This weekend I had the darshan of some classic Americana: I saw the triumph that is the new Barbie movie at one of America’s dwindling temples of culture: the Drive-In movie theater. I hopped into my car and hit the open road, driving up to the New Hampshire state line to catch the late show at the Northfield Drive-In. I hadn’t seen a movie on the big screen since the Before Times, but the truth is, Barbie was calling.
I’d heard that the movie had subversive (read: feminist) culture-jamming content and that the female director, the previously unknown-to-me Greta Gerwig, had said something to the effect of “I can’t believe they let me make this movie.” Color me intrigued.
Well, I gotta say: seeing Barbie at the Drive-In was a great experience! I lol’d, literally, through the whole smartly-written movie. Sure, the candy-colored set design was fantastically bubble-gum pink and unreal, but the rapid-fire social commentary came so fast it was a bit hard to catch every reference. My jaw may have dropped first while witnessing the scene where we see that the Ken dolls’ approach to conflict resolution was literally to threaten “I’m going to beach you off”–and that was just the beginning.
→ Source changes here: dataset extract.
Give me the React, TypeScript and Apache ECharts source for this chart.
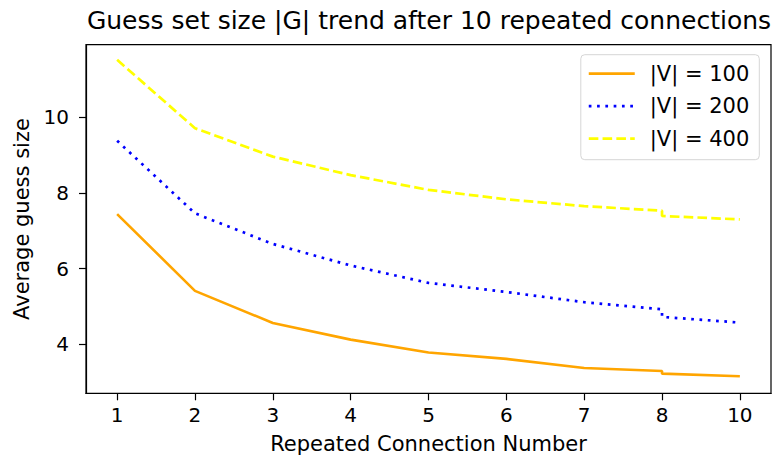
import React, { useEffect, useRef } from "react";
import * as echarts from "echarts";

const categories = ["1", "2", "3", "4", "5", "6", "7", "8", "10"];
const pointCategory = ["1", "2", "3", "4", "5", "6", "7", "8", "8", "10"];
const v100 = [7.44, 5.41, 4.56, 4.12, 3.78, 3.61, 3.37, 3.29, 3.22, 3.15];
const v200 = [9.38, 7.46, 6.65, 6.08, 5.62, 5.38, 5.11, 4.92, 4.72, 4.57];
const v400 = [11.52, 9.71, 8.96, 8.47, 8.08, 7.83, 7.65, 7.53, 7.39, 7.3];
const yTicks = [4, 6, 8, 10];
const seriesNames = ["|V| = 100", "|V| = 200", "|V| = 400"];

const FONT = "DejaVu Sans";

function toPairs(vals: number[]) {
  return vals.map((v, i) => [categories.indexOf(pointCategory[i]), v]);
}

export default function App() {
  const ref = useRef<HTMLDivElement>(null);
  useEffect(() => {
    if (!ref.current) return;
    const chart = echarts.init(ref.current, undefined, { renderer: "svg" });
    const catIdx = categories.map((_, i) => i);
    chart.setOption({
      animation: false,
      backgroundColor: "#ffffff",
      title: {
        text: "Guess set size |G| trend after 10 repeated connections",
        left: 424,
        textAlign: "center",
        top: 3,
        textStyle: { fontFamily: FONT, fontSize: 25, fontWeight: "normal", color: "#000" },
      },
      legend: {
        orient: "vertical",
        right: 19.7,
        top: 54.7,
        padding: [8, 10, 10, 6.6],
        backgroundColor: "#fff",
        borderColor: "#d6d6d6",
        borderWidth: 1,
        borderRadius: 4,
        itemWidth: 46,
        itemHeight: 14,
        itemGap: 10.5,
        itemStyle: { opacity: 0 },
        lineStyle: { width: 2.7 },
        textStyle: { fontFamily: FONT, fontSize: 21, lineHeight: 22, color: "#000", padding: [0, 0, 0, 10] },
        data: seriesNames,
      },
      grid: {
        left: 86,
        right: 8,
        top: 44.7,
        bottom: 67.7,
        show: true,
        borderColor: "#000",
        borderWidth: 1.2,
        backgroundColor: "transparent",
      },
      xAxis: {
        type: "value",
        min: -0.4,
        max: 8.4,
        name: "Repeated Connection Number",
        nameLocation: "middle",
        nameGap: 40,
        nameTextStyle: { fontFamily: FONT, fontSize: 21, color: "#000" },
        axisLine: { show: true, onZero: false, lineStyle: { color: "#000", width: 1.2 } },
        axisTick: { show: true, length: 7, customValues: catIdx, lineStyle: { color: "#000", width: 1.2 } },
        axisLabel: {
          customValues: catIdx,
          formatter: (v: number) => categories[Math.round(v)] ?? "",
          fontFamily: FONT,
          fontSize: 20,
          color: "#000",
          margin: 12,
        },
        splitLine: { show: false },
      },
      yAxis: {
        type: "value",
        min: 2.7,
        max: 11.92,
        name: "Average guess size",
        nameLocation: "middle",
        nameGap: 52,
        nameTextStyle: { fontFamily: FONT, fontSize: 21, color: "#000" },
        axisLine: { show: true, onZero: false, lineStyle: { color: "#000", width: 1.2 } },
        axisTick: { show: true, length: 7, customValues: yTicks, lineStyle: { color: "#000", width: 1.2 } },
        axisLabel: {
          customValues: yTicks,
          formatter: (v: number) => String(v),
          fontFamily: FONT,
          fontSize: 20,
          color: "#000",
          margin: 17,
        },
        splitLine: { show: false },
      },
      series: [
        {
          name: seriesNames[0],
          type: "line",
          data: toPairs(v100),
          symbol: "none",
          lineStyle: { color: "#ffa500", width: 2.6, type: "solid" },
          itemStyle: { color: "#ffa500" },
        },
        {
          name: seriesNames[1],
          type: "line",
          data: toPairs(v200),
          symbol: "none",
          lineStyle: { color: "#0000ff", width: 2.7, type: [2.7, 5.6], cap: "butt" },
          itemStyle: { color: "#0000ff" },
        },
        {
          name: seriesNames[2],
          type: "line",
          data: toPairs(v400),
          symbol: "none",
          lineStyle: { color: "#ffff00", width: 2.7, type: [9.6, 4.2], cap: "butt" },
          itemStyle: { color: "#ffff00" },
        },
      ],
    });
    return () => chart.dispose();
  }, []);
  return <div ref={ref} style={{ position: "absolute", left: 0, top: 0, width: 779, height: 461 }} />;
}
I won’t try to review the entire movie plot line here, but I found it a brilliant, hilarious and saccharine-acerbic sendup of our current cultural moment, awash as we are in our revanchist political moment, where the 1950s are calling and “want their country back”–a pre-dream of equality country where all girls know that their place is not just in the kitchen, but subservient in every way to unreflective and unreconstructed patriarchy. Ryan Gosling’s Ken and Margot Robbie’s Barbie make the trek from Barbieland into the Real World–hello, Venice Beach!–to try to mend an emerging rip in the cultural fabric that has Barbie wrestling with existential thoughts of death. There, Ken’s discovery of the patriarchy and a culture ruled by men (I’m looking at you, Anno Domini) inspires him to return to Barbieland to take things over and place the Kens above the Barbies.
America Ferrera’s much-discussed “It is literally impossible to be a woman” monologue, speaking to the unspoken yet profoundly embedded social expectations that women be the impossibly perfect expression of every virtue all at once while boys will simply be boys, has deservedly garnered plenty of attention. But I actually found the many swift asides, one-line castoffs and other in-passing verbal skewers of our remarkably resilient modern misogyny to be even more effective in revealing the unsupportable foundation of this unique cultural malady. I can hardly wait until cultural evolution allows future generations to laugh in wonder that humans ever actually felt or thought this way in the past. In the meantime, the fight continues. Color me pink with delight that, of all things, in the gruesome Trumpian dystopian era of hair-pulling social insanity, it is a Barbie movie that seems to most advance the social discourse in the Summer of 2023.
There’s either hope for us all, or at the very least, a few laughs on our way to the bottom.
This photo, by the way, is literally taken of the drive-in screen from behind my steering wheel. Viva la drive-in!